Violaram o artigo 19º do Pacto Internacional dos Direitos Civis E Políticos da ONU (PIDCP), o artigo 15 do Pacto dos Direitos Econômicos, Sociais e Culturais da ONU ( PIDESC),o artigo 4º da Declaração Americana do Deveres e Direitos do Homem de 1948 e o artigo 13 da Convenção Interamericana de Direitos Humanos. Sobre tal artigo da Convenção Interamericana, a Corte Interamericana de Direitos Humanos (CorteIDH) no caso “ A Última Tentação de Cristo”(Olmedo Bustos e outros) vs. Chile, acompanhando a manifestação da Comissão Interamericana de Direitos Humanos (CIDH) na sentença do caso de censura em que o Estado do Chile, proibira a exibição do filme “A Última Tentação de Cristo”, afirma em seu parágrafo 61, c, que “…o dever de não interferir no desfrute do direito de acesso à informação de todo tipo se estende “à circulação de informação e à exibição de obras artísticas que possam não contar com o beneplácito pessoal de quem representa a autoridade estatal em um dado momento”; e mais adiante, em seu parágrafo 69, citando trecho de sentença do Tribunal Europeu de Direitos Humanos, aponta que “ [a] função supervisora [do Tribunal lhe] exige […] prestar extrema atenção aos princípios próprios de uma ‘sociedade democrática’. A liberdade de expressão constitui um dos fundamentos essenciais de tal sociedade, uma das condições primordiais para seu progresso e para o desenvolvimento dos homens. O artigo 10.2 [da Convenção Europeia de Direitos Humanos] é válido não apenas para as informações ou ideias que são favoravelmente recebidas ou consideradas como inofensivas ou indiferentes, mas também para aquelas que chocam, inquietam ou ofendem o Estado ou uma fração qualquer da população. Estas são as demandas do pluralismo, da tolerância e do espírito de abertura, sem as quais não existe uma ‘sociedade democrática’. Isso significa que toda formalidade, condição, restrição ou punição imposta na matéria deve ser proporcional ao fim legítimo que se persegue (Cf. Eur. Court H.R., Handyside case, judgment of 7 December 1976, Series A Nº 24, par. 49).”.

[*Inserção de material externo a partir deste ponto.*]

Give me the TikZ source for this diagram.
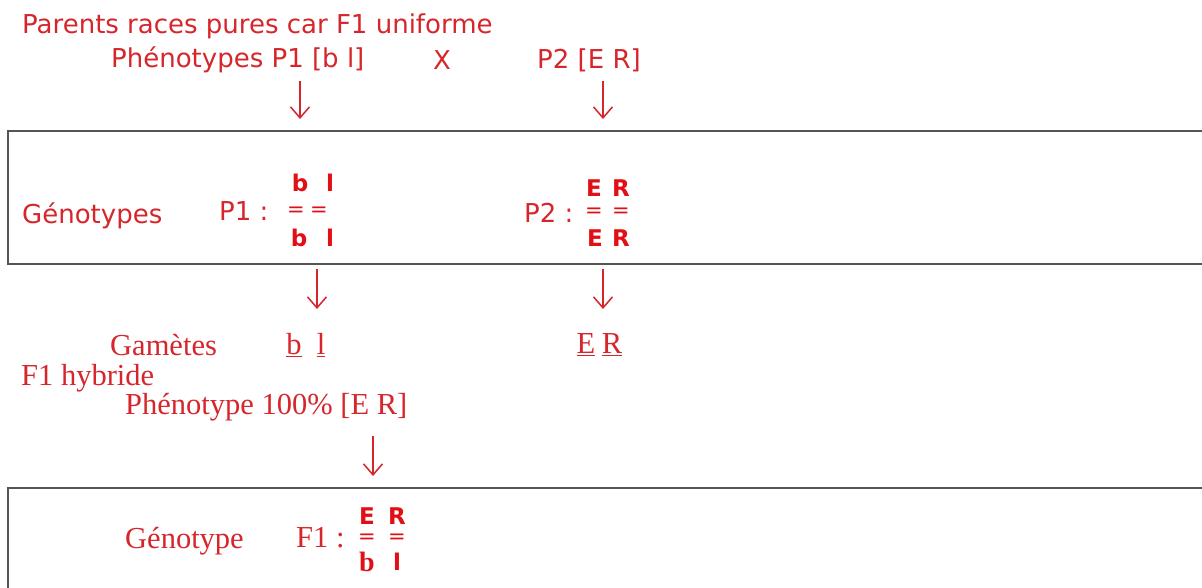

A arte sempre foi um canal e uma forma de resistência, para questionar e deflagrar a ordem hegemônica ancorada nos diversos dispositivos de controle social e político. Uma de suas funções é justamente tensionar a rigidez da hegemonia e desestabilizar formas de pensamento cristalizados. Através da arte as pessoas podem se dar conta das diferentes produções discursivas e diversas instâncias de poder que organizam a (s) verdade (s). Através da arte é exercitado o direito de pensar, a chance de refletir, discutir continuamente e assumir posicionamentos acerca do mundo que queremos. Portanto, é imprescindível defender e garantir o direito de todas e todos de exercer um ativismo pela existência, para além dos diagnósticos e normatizações dos espaços circunscritos. Se existe controvérsia a respeito das obras, que ela sirva para o debate e a reflexão construtiva.
Porto Alegre, 12 de setembro de 2017.